Bryan Richards
- Full name: Thomas Bryan Richards
- Date of birth: 23 November 1932
- Place of birth: Skewen, Wales
- Date of death: 16 December 2023 (aged 91)
- Place of death: Rugby, England
- School: Neath Grammar School
- University: Swansea University University of Cambridge
- Occupation(s): Teacher

Rugby union career
- Position(s): Outside-half

International career
- Years: Team / Apps / (Points)
- 1960: Wales / 1 / (0)

= Bryan Richards =

Thomas Bryan Richards (23 November 1932 — 16 December 2023) was a Welsh international rugby union player.

==Biography==
Born in Skewen, Richards attended Neath Grammar School and was a Welsh Schools representative cricketer, later playing cricket for the Glamorgan 2nd XI. He went on to study at Swansea University, during which time he played rugby for Neath, then attended Jesus College, Cambridge, winning a blue in the 1955 Varsity Match.

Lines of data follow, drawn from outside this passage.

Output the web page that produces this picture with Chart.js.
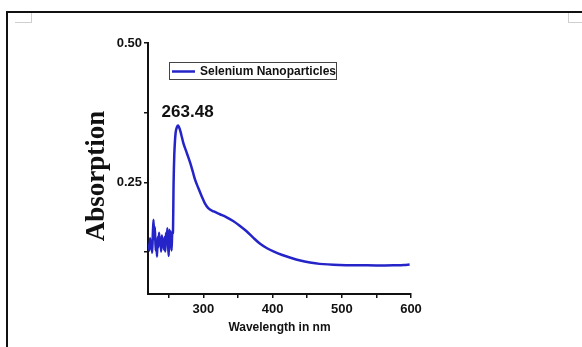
<!DOCTYPE html>
<html>
<head>
<meta charset="utf-8">
<script src="https://cdn.jsdelivr.net/npm/chart.js@4"></script>
<style>
html,body{margin:0;padding:0;background:#fff;width:582px;height:347px;overflow:hidden;}
.f{position:absolute;}
#c{position:absolute;left:0;top:0;z-index:2;}
</style>
</head>
<body>
<div class="f" style="left:6px;top:11px;width:2px;height:336px;background:#111;"></div>
<div class="f" style="left:6px;top:11px;width:576px;height:2px;background:#111;"></div>
<div class="f" style="left:15px;top:22px;width:17px;height:1px;background:#cfcfcf;"></div>
<div class="f" style="left:31px;top:13px;width:1px;height:10px;background:#cfcfcf;"></div>
<div class="f" style="left:568px;top:13px;width:1px;height:10px;background:#cfcfcf;"></div>
<div class="f" style="left:568px;top:22px;width:14px;height:1px;background:#cfcfcf;"></div>
<canvas id="c" width="582" height="347"></canvas>
<script>
// ---- data ----
const wavelength = [221,222,223,224,225,226,227,228,229,230,231,232,233,234,235,236,237,238,239,240,241,242,243,244,245,246,247,248,249,250,251,252,253,254,255,256,257,258,259,260,262,263.48,266,268,271,276,281,285,288,293,298,302,307,315,324,333,343,352,362,372,382,392,402,414,426,440,454,468,497,530,550,575,590,598];
const absorption = [0.140,0.128,0.150,0.132,0.146,0.124,0.158,0.183,0.148,0.170,0.128,0.146,0.117,0.152,0.134,0.160,0.138,0.150,0.126,0.155,0.138,0.148,0.130,0.152,0.126,0.160,0.142,0.168,0.138,0.118,0.165,0.134,0.162,0.128,0.158,0.160,0.250,0.300,0.325,0.340,0.350,0.352,0.345,0.336,0.321,0.303,0.285,0.268,0.255,0.239,0.224,0.213,0.204,0.198,0.193,0.188,0.181,0.173,0.163,0.151,0.140,0.132,0.126,0.120,0.115,0.110,0.1065,0.104,0.102,0.1015,0.1012,0.1015,0.102,0.103];
const xTicks = [250,300,350,400,450,500,550,600];
const xLabels = [300,400,500,600];
const yTicks = [0.125,0.25,0.375,0.5];
const yLabels = [0.25,0.5];
const seriesName = 'Selenium Nanoparticles';
const peakWavelength = 263.48;
const peakValue = 0.352;
const xTitle = 'Wavelength in nm';
const yTitle = 'Absorption';

const SANS = '"Liberation Sans", Arial, sans-serif';
const SERIF = '"Liberation Serif", "Times New Roman", serif';
const LINE = '#2424c8';

const extras = {
  id: 'extras',
  afterDraw(chart) {
    const {ctx, chartArea, scales} = chart;
    ctx.save();
    // legend
    const lx = chartArea.left + 21, ly = chartArea.top + 19;
    ctx.strokeStyle = '#444';
    ctx.lineWidth = 1;
    ctx.strokeRect(lx + 0.5, ly + 0.5, 167, 17);
    ctx.strokeStyle = LINE;
    ctx.lineWidth = 2.5;
    ctx.beginPath();
    ctx.moveTo(lx + 3, ly + 9.5);
    ctx.lineTo(lx + 26, ly + 9.5);
    ctx.stroke();
    ctx.fillStyle = '#111';
    ctx.font = 'bold 12px ' + SANS;
    ctx.textAlign = 'left';
    ctx.textBaseline = 'middle';
    ctx.fillText(chart.data.datasets[0].label, lx + 31, ly + 9.5);
    // peak annotation
    const px = scales.x.getPixelForValue(peakWavelength);
    const py = scales.y.getPixelForValue(peakValue);
    ctx.font = 'bold 17px ' + SANS;
    ctx.textAlign = 'center';
    ctx.fillText(peakWavelength.toFixed(2), px + 9.5, py - 13);
    // y title
    ctx.translate(97, 176);
    ctx.rotate(-Math.PI / 2);
    ctx.font = 'bold 27px ' + SERIF;
    ctx.fillText(yTitle, 0, 0);
    ctx.restore();
  }
};

new Chart(document.getElementById('c'), {
  type: 'line',
  data: {
    datasets: [{
      label: seriesName,
      data: wavelength.map((w, i) => ({x: w, y: absorption[i]})),
      borderColor: LINE,
      borderWidth: 2.5,
      pointRadius: 0,
      fill: false,
      cubicInterpolationMode: 'monotone'
    }]
  },
  options: {
    responsive: false,
    animation: false,
    devicePixelRatio: 1,
    layout: {padding: {top: 43, right: 171, bottom: 0, left: 0}},
    plugins: {legend: {display: false}, tooltip: {enabled: false}},
    scales: {
      x: {
        type: 'linear',
        min: 220, max: 600,
        afterFit: s => { s.height = 53; },
        afterBuildTicks: s => { s.ticks = xTicks.map(v => ({value: v})); },
        ticks: {
          autoSkip: false, maxRotation: 0, padding: 4,
          color: '#111',
          font: {family: SANS, size: 13, weight: 'bold'},
          callback: v => xLabels.includes(v) ? String(v) : ''
        },
        grid: {drawOnChartArea: false, drawTicks: true, tickLength: 4, color: '#111', lineWidth: 1.5},
        border: {display: true, color: '#111', width: 2},
        title: {display: true, text: xTitle, color: '#111', font: {family: SANS, size: 12, weight: 'bold'}, padding: {top: 0, bottom: 12}}
      },
      y: {
        type: 'linear',
        min: 0.05, max: 0.5,
        afterFit: s => { s.width = 148; },
        afterBuildTicks: s => { s.ticks = yTicks.map(v => ({value: v})); },
        ticks: {
          autoSkip: false, padding: 2,
          color: '#111',
          font: {family: SANS, size: 13, weight: 'bold'},
          callback: v => yLabels.includes(v) ? v.toFixed(2) : ''
        },
        grid: {drawOnChartArea: false, drawTicks: true, tickLength: 4, color: '#111', lineWidth: 1.5},
        border: {display: true, color: '#111', width: 2}
      }
    }
  },
  plugins: [extras]
});
</script>
</body>
</html>
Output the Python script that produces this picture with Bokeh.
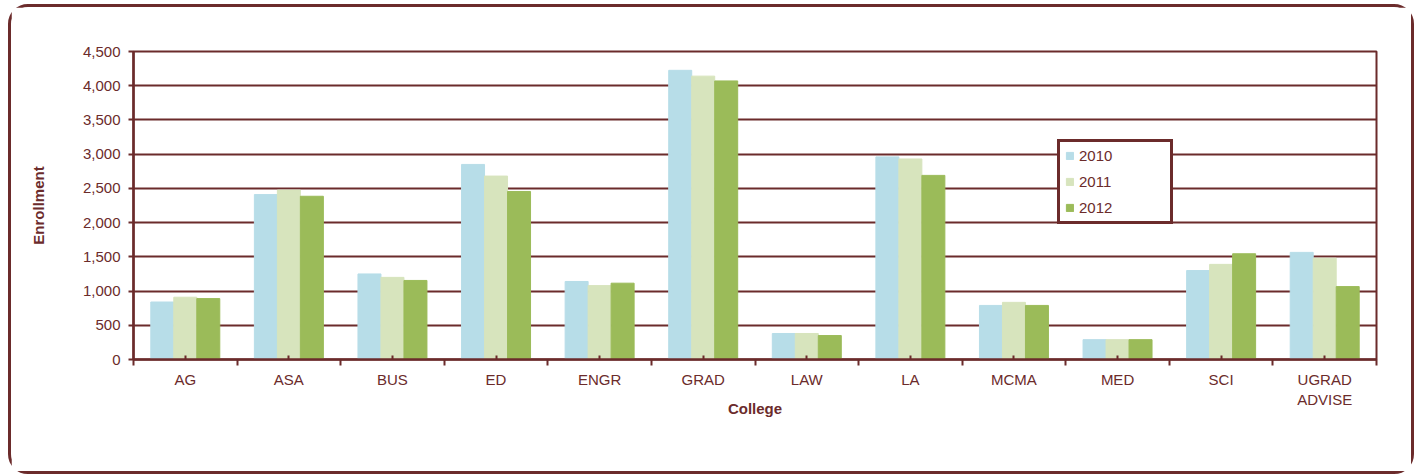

Richards played for Swansea on his return to Wales and served as club captain in the 1958–59 season. He gained a Wales cap as an outside-half in a 1960 Five Nations Championship match against France in Cardiff. He was the last outside half to wear the number 6 shirt for Wales and the shirt was restored by Rebecca Bissonnet on The Repair Shop.

A teacher by profession, he taught at Christ College Brecon and was involved there with rugby; he was head of economics at Dulwich College and a housemaster at Rugby School.